WHAT YOU ARE ASKED TO DO: Beginning with the first line, set down every line through the one containing "Gómez island, Chile</p>", exactly as it appears, but not the pictures.

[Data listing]
__________
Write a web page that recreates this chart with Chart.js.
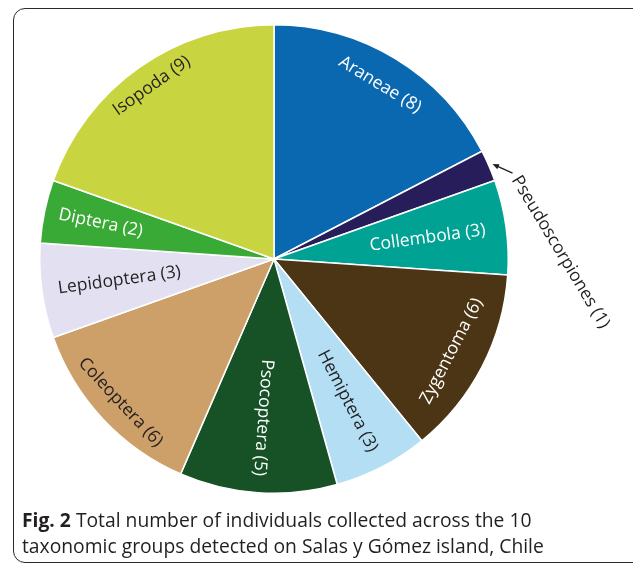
<!DOCTYPE html>
<html>
<head>
<meta charset="utf-8">
<script src="https://cdn.jsdelivr.net/npm/chart.js@4"></script>
<style>
    html, body { margin: 0; padding: 0; background: #fff; }
    body { width: 633px; height: 565px; position: relative; overflow: hidden; font-family: "Open Sans", sans-serif; }
    #frame {
        position: absolute; left: 13px; top: 8px; width: 660px; height: 555px;
        border: 1.5px solid #2b2b2b; border-radius: 12px; box-sizing: border-box;
    }
    #chartBox { position: absolute; left: 0; top: 0; width: 633px; height: 565px; }
    #caption {
        position: absolute; left: 22px; top: 507px; margin: 0;
        font-size: 19.3px; line-height: 26px; color: #231f20;
    }
    #caption b { font-weight: 700; }
</style>
</head>
<body>
<div id="frame"></div>
<div id="chartBox"><canvas id="pieChart" width="633" height="565"></canvas></div>
<p id="caption"><b>Fig. 2</b> Total number of individuals collected across the 10<br>taxonomic groups detected on Salas y Gómez island, Chile</p>

<script>
// Dados do gráfico
const categories = ['Araneae', 'Pseudoscorpiones', 'Collembola', 'Zygentoma', 'Hemiptera',
    'Psocoptera', 'Coleoptera', 'Lepidoptera', 'Diptera', 'Isopoda'];
const counts = [8, 1, 3, 6, 3, 5, 6, 3, 2, 9];
const sliceColors = ['#0a68b0', '#261d5a', '#00a294', '#4b3515', '#b3def3',
    '#175126', '#cda069', '#e3e1f1', '#3aaa36', '#c9d540'];

// Posição dos rótulos (modo, raio, cor)
const labelLayout = [
    { mode: 'tangent', r: 204, color: '#ffffff' },
    { mode: 'outside', r: 0, color: '#231f20' },
    { mode: 'radial', r: 155, color: '#ffffff' },
    { mode: 'tangent', r: 200, color: '#ffffff' },
    { mode: 'radial', r: 160, color: '#231f20' },
    { mode: 'radial', r: 159, color: '#ffffff' },
    { mode: 'tangent', r: 210, color: '#231f20' },
    { mode: 'radial', r: 156, color: '#231f20' },
    { mode: 'radial', r: 177, color: '#ffffff' },
    { mode: 'tangent', r: 212, color: '#231f20' }
];

const sliceLabels = {
    id: 'sliceLabels',
    afterDatasetsDraw(chart) {
        const ctx = chart.ctx;
        const meta = chart.getDatasetMeta(0);
        ctx.save();
        ctx.font = '17.5px "Open Sans", sans-serif';
        ctx.textAlign = 'center';
        ctx.textBaseline = 'middle';
        meta.data.forEach((arc, i) => {
            const p = arc.getProps(['x', 'y', 'startAngle', 'endAngle', 'outerRadius'], true);
            const mid = (p.startAngle + p.endAngle) / 2;      // ângulo do canvas
            const theta = mid + Math.PI / 2;                   // ângulo a partir do topo
            const text = categories[i] + ' (' + counts[i] + ')';
            const layout = labelLayout[i];
            ctx.fillStyle = layout.color;

            if (layout.mode === 'outside') {
                // seta apontando para a fatia
                const tipX = p.x + (p.outerRadius + 4) * Math.cos(mid);
                const tipY = p.y + (p.outerRadius + 4) * Math.sin(mid);
                const tailX = tipX + 20, tailY = tipY + 9;
                ctx.strokeStyle = '#231f20';
                ctx.lineWidth = 1.3;
                ctx.beginPath();
                ctx.moveTo(tailX, tailY);
                ctx.lineTo(tipX + 4, tipY + 1.8);
                ctx.stroke();
                const a = Math.atan2(tipY - tailY, tipX - tailX);
                ctx.beginPath();
                ctx.moveTo(tipX, tipY);
                ctx.lineTo(tipX - 7 * Math.cos(a - 0.4), tipY - 7 * Math.sin(a - 0.4));
                ctx.lineTo(tipX - 7 * Math.cos(a + 0.4), tipY - 7 * Math.sin(a + 0.4));
                ctx.closePath();
                ctx.fill();
                ctx.save();
                ctx.translate(tipX + 68, tipY + 88);
                ctx.rotate(59 * Math.PI / 180);
                ctx.fillText(text, 0, 0);
                ctx.restore();
                return;
            }

            const x = p.x + layout.r * Math.cos(mid);
            const y = p.y + layout.r * Math.sin(mid);
            let rot;
            if (layout.mode === 'tangent') {
                rot = theta;
                if (theta > Math.PI / 2 && theta < 3 * Math.PI / 2) rot = theta - Math.PI;
            } else {
                rot = theta - Math.PI / 2;
                if (theta > Math.PI * 1.15) rot = theta - 3 * Math.PI / 2;
            }
            ctx.save();
            ctx.translate(x, y);
            ctx.rotate(rot);
            ctx.fillText(text, 0, 0);
            ctx.restore();
        });
        ctx.restore();
    }
};

const ctx = document.getElementById('pieChart').getContext('2d');
new Chart(ctx, {
    type: 'pie',
    data: {
        labels: categories,
        datasets: [{
            data: counts,
            backgroundColor: sliceColors,
            borderColor: '#ffffff',
            borderWidth: 1.5
        }]
    },
    options: {
        responsive: false,
        animation: false,
        layout: { padding: { left: 39, right: 124, top: 24, bottom: 71 } },
        plugins: {
            legend: { display: false },
            tooltip: { enabled: false }
        }
    },
    plugins: [sliceLabels]
});
</script>
</body>
</html>
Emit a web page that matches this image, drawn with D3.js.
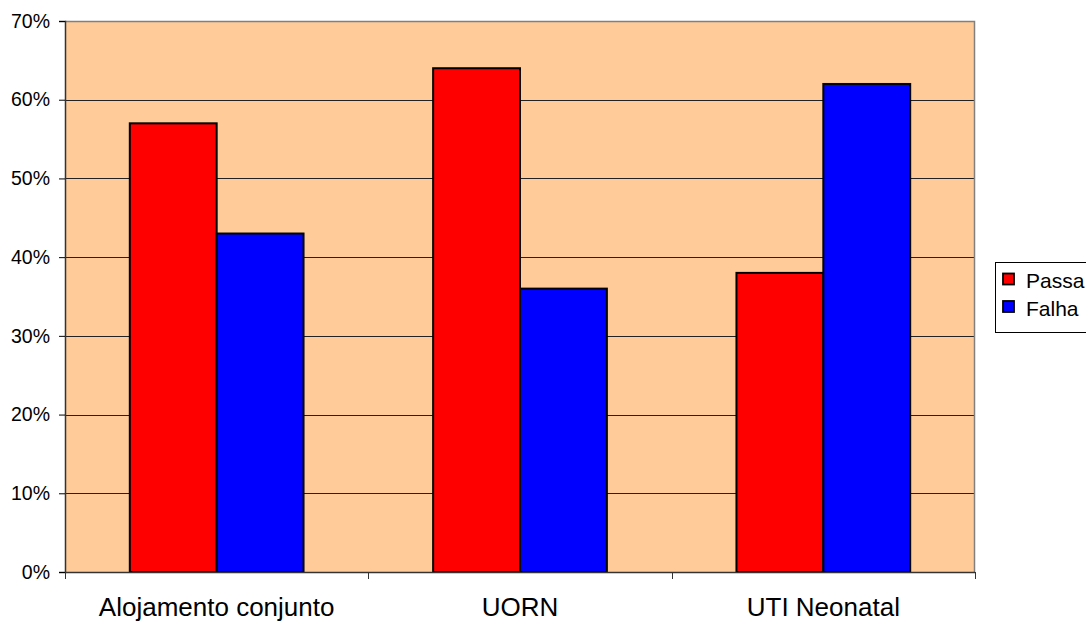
__________
REPLY TO THE EXERCISE:
Write a web page that recreates this chart with Chart.js.
<!DOCTYPE html>
<html>
<head>
<meta charset="utf-8">
<script src="https://cdn.jsdelivr.net/npm/chart.js@4"></script>
<style>
    html, body { margin: 0; padding: 0; background: #fff; }
    body { width: 633px; height: 565px; position: relative; overflow: hidden; font-family: "Open Sans", sans-serif; }
    #frame {
        position: absolute; left: 13px; top: 8px; width: 660px; height: 555px;
        border: 1.5px solid #2b2b2b; border-radius: 12px; box-sizing: border-box;
    }
    #chartBox { position: absolute; left: 0; top: 0; width: 633px; height: 565px; }
    #caption {
        position: absolute; left: 22px; top: 507px; margin: 0;
        font-size: 19.3px; line-height: 26px; color: #231f20;
    }
    #caption b { font-weight: 700; }
</style>
</head>
<body>
<div id="frame"></div>
<div id="chartBox"><canvas id="pieChart" width="633" height="565"></canvas></div>
<p id="caption"><b>Fig. 2</b> Total number of individuals collected across the 10<br>taxonomic groups detected on Salas y Gómez island, Chile</p>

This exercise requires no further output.